▶ **INSTRUCTIONS FOR THE TASK**
Skipping all pictures, set down the lines of the listing from the first through the one with "I-30 Corridor Planning".

[Begin]

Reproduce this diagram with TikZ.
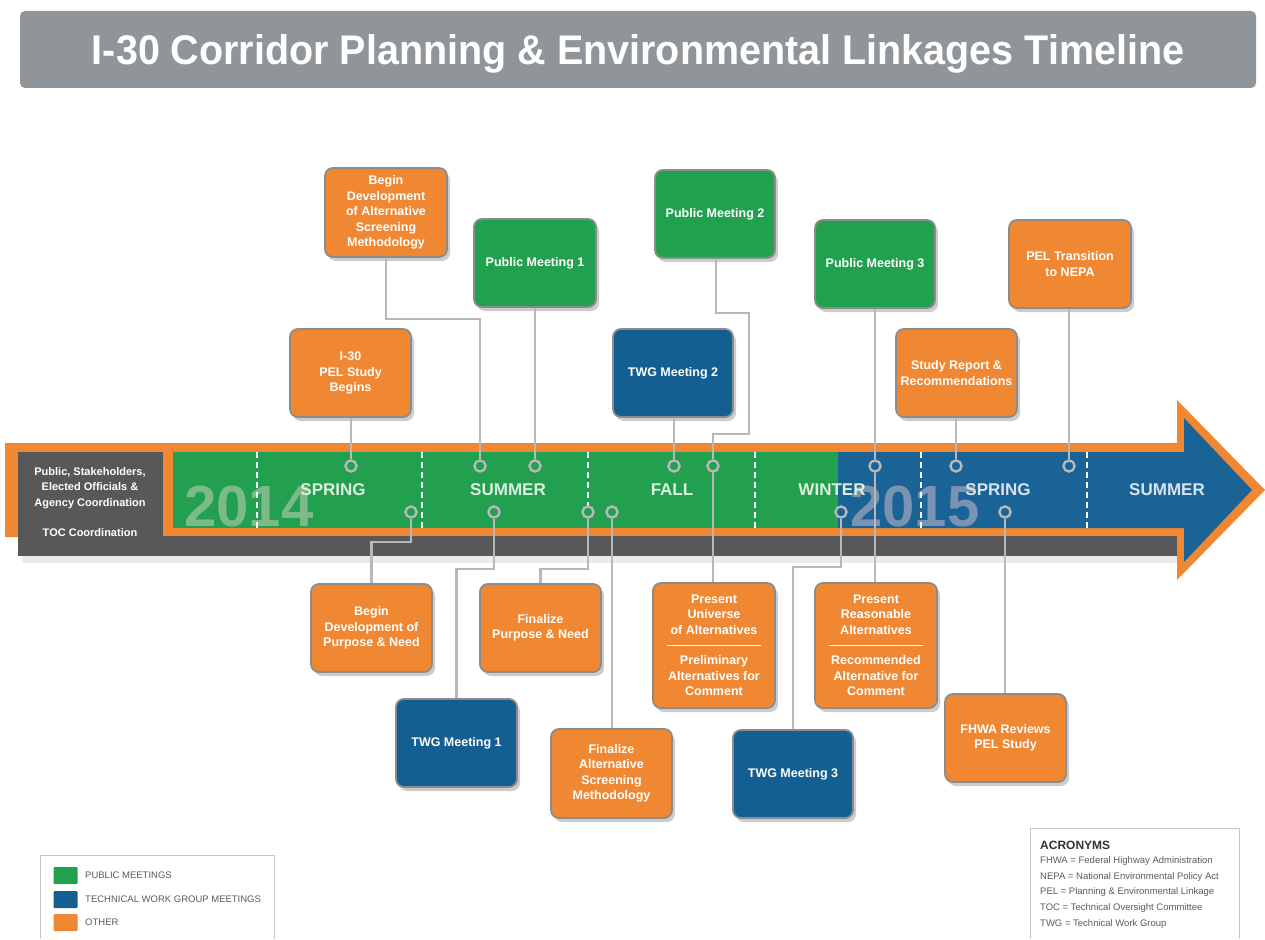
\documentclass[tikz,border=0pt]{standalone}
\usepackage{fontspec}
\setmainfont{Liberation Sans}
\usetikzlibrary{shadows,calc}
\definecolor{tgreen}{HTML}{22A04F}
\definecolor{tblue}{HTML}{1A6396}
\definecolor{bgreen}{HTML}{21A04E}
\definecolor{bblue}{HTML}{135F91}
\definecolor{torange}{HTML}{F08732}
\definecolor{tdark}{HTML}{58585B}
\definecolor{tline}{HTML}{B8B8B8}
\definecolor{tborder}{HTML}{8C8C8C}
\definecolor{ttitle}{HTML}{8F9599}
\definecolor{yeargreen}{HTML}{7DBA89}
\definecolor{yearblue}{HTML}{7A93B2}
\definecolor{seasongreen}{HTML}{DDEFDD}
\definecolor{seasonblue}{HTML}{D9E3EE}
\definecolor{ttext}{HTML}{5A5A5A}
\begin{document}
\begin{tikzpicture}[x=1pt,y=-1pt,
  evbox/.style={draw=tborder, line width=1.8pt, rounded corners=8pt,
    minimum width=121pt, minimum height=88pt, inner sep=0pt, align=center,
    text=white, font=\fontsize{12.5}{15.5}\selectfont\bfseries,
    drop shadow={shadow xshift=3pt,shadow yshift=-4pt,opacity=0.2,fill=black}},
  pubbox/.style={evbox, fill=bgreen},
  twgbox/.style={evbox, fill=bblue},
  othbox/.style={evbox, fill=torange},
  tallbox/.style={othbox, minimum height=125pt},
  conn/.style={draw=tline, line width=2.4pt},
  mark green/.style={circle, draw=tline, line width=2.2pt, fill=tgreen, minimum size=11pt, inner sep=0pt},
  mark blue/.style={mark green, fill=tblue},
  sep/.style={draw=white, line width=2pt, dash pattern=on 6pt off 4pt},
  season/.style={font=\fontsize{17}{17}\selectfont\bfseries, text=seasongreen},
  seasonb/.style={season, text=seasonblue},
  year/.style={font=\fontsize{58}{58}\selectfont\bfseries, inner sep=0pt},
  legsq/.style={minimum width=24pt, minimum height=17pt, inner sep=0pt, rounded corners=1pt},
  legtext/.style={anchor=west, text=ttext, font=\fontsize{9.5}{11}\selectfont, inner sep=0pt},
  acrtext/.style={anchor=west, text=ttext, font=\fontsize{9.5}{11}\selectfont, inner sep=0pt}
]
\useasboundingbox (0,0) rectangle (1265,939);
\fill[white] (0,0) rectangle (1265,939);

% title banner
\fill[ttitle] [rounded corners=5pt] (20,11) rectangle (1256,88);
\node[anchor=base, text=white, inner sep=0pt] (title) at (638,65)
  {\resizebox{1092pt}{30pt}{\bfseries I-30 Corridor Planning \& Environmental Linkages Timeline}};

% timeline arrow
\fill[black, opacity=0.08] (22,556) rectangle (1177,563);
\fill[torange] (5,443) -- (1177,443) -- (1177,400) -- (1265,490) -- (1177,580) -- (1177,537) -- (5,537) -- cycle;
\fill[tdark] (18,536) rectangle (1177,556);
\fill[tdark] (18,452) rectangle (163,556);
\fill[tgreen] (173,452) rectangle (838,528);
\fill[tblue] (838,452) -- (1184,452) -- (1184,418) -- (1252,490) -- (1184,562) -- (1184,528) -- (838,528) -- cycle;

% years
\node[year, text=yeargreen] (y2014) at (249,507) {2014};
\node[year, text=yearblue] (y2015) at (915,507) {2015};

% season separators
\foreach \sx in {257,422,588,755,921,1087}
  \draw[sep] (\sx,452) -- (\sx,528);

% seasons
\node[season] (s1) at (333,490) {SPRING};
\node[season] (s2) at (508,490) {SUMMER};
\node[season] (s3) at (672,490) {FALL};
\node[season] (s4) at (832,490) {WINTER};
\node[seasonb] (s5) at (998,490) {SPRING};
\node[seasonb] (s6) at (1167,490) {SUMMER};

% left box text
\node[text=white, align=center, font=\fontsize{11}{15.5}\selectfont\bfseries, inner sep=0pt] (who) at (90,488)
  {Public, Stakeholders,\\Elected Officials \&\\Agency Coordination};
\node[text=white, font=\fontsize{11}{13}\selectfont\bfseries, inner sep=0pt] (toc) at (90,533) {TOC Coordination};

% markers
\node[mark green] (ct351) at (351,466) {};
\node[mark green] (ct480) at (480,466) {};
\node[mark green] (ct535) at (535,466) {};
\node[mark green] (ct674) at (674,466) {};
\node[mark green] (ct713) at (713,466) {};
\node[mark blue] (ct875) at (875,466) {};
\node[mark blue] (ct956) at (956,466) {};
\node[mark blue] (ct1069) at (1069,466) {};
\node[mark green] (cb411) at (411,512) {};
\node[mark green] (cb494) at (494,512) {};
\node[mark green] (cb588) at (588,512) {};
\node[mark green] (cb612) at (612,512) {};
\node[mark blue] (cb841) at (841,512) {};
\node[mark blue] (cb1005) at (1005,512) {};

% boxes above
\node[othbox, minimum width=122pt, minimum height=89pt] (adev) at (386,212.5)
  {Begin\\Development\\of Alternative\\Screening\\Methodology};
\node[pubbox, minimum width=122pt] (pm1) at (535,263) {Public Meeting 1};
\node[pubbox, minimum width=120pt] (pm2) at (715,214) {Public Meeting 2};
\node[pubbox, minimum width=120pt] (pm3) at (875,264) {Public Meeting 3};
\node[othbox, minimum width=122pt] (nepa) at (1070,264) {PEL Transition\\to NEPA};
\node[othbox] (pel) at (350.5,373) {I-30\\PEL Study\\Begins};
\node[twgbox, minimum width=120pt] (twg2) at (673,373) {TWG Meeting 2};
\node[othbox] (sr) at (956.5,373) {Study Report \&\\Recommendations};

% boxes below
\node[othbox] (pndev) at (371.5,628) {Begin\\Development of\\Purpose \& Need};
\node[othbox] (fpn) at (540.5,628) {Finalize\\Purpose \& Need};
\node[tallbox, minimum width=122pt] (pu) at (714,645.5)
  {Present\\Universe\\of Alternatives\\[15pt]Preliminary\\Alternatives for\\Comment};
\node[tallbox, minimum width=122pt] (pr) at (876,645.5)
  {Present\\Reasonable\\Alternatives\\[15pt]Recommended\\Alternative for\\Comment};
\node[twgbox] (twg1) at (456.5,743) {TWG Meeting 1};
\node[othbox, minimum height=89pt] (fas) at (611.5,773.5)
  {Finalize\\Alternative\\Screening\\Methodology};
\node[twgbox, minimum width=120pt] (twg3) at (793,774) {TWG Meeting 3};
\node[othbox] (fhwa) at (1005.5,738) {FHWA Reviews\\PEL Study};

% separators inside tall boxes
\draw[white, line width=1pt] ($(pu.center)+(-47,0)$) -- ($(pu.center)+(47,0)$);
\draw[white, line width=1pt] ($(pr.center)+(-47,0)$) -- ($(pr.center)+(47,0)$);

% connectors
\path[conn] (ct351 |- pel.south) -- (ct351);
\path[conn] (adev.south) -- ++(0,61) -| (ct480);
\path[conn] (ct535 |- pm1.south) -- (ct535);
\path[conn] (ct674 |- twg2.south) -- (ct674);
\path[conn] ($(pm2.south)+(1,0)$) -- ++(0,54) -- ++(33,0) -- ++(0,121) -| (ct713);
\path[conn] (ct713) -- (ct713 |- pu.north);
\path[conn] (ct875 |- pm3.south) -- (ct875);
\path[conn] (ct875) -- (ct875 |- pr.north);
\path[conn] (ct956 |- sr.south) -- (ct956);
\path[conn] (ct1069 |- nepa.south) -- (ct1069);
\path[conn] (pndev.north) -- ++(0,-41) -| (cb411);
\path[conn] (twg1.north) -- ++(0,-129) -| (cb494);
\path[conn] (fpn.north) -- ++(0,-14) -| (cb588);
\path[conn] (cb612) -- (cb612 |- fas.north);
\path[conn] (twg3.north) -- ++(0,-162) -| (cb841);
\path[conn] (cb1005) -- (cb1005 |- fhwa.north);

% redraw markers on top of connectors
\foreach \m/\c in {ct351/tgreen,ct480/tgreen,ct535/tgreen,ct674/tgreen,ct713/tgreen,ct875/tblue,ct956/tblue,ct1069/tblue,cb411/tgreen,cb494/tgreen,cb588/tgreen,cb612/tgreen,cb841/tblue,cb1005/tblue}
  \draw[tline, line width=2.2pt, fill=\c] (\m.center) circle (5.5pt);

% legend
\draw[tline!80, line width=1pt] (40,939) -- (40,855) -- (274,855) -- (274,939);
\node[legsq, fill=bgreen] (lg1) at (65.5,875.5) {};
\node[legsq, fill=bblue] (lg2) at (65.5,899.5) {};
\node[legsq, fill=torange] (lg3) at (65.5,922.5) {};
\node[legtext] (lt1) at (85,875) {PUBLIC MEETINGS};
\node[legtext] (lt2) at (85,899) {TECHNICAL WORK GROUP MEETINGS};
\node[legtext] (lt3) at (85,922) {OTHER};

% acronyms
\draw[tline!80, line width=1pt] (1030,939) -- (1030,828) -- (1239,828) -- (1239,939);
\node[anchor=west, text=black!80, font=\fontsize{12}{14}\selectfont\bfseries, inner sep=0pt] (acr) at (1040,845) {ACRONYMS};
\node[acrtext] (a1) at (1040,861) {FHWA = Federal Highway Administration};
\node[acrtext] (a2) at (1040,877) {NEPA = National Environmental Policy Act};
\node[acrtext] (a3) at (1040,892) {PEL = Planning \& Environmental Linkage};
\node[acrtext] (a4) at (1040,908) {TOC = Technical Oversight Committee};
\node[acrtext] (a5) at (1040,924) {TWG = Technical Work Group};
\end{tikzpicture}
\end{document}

[End]

▶ **FINISHED EXERCISE**
Reproduce this diagram with TikZ.
\documentclass[tikz,border=0pt]{standalone}
\usepackage{fontspec}
\setmainfont{Liberation Sans}
\usetikzlibrary{shadows,calc}
\definecolor{tgreen}{HTML}{22A04F}
\definecolor{tblue}{HTML}{1A6396}
\definecolor{bgreen}{HTML}{21A04E}
\definecolor{bblue}{HTML}{135F91}
\definecolor{torange}{HTML}{F08732}
\definecolor{tdark}{HTML}{58585B}
\definecolor{tline}{HTML}{B8B8B8}
\definecolor{tborder}{HTML}{8C8C8C}
\definecolor{ttitle}{HTML}{8F9599}
\definecolor{yeargreen}{HTML}{7DBA89}
\definecolor{yearblue}{HTML}{7A93B2}
\definecolor{seasongreen}{HTML}{DDEFDD}
\definecolor{seasonblue}{HTML}{D9E3EE}
\definecolor{ttext}{HTML}{5A5A5A}
\begin{document}
\begin{tikzpicture}[x=1pt,y=-1pt,
  evbox/.style={draw=tborder, line width=1.8pt, rounded corners=8pt,
    minimum width=121pt, minimum height=88pt, inner sep=0pt, align=center,
    text=white, font=\fontsize{12.5}{15.5}\selectfont\bfseries,
    drop shadow={shadow xshift=3pt,shadow yshift=-4pt,opacity=0.2,fill=black}},
  pubbox/.style={evbox, fill=bgreen},
  twgbox/.style={evbox, fill=bblue},
  othbox/.style={evbox, fill=torange},
  tallbox/.style={othbox, minimum height=125pt},
  conn/.style={draw=tline, line width=2.4pt},
  mark green/.style={circle, draw=tline, line width=2.2pt, fill=tgreen, minimum size=11pt, inner sep=0pt},
  mark blue/.style={mark green, fill=tblue},
  sep/.style={draw=white, line width=2pt, dash pattern=on 6pt off 4pt},
  season/.style={font=\fontsize{17}{17}\selectfont\bfseries, text=seasongreen},
  seasonb/.style={season, text=seasonblue},
  year/.style={font=\fontsize{58}{58}\selectfont\bfseries, inner sep=0pt},
  legsq/.style={minimum width=24pt, minimum height=17pt, inner sep=0pt, rounded corners=1pt},
  legtext/.style={anchor=west, text=ttext, font=\fontsize{9.5}{11}\selectfont, inner sep=0pt},
  acrtext/.style={anchor=west, text=ttext, font=\fontsize{9.5}{11}\selectfont, inner sep=0pt}
]
\useasboundingbox (0,0) rectangle (1265,939);
\fill[white] (0,0) rectangle (1265,939);

% title banner
\fill[ttitle] [rounded corners=5pt] (20,11) rectangle (1256,88);
\node[anchor=base, text=white, inner sep=0pt] (title) at (638,65)
  {\resizebox{1092pt}{30pt}{\bfseries I-30 Corridor Planning \& Environmental Linkages Timeline}};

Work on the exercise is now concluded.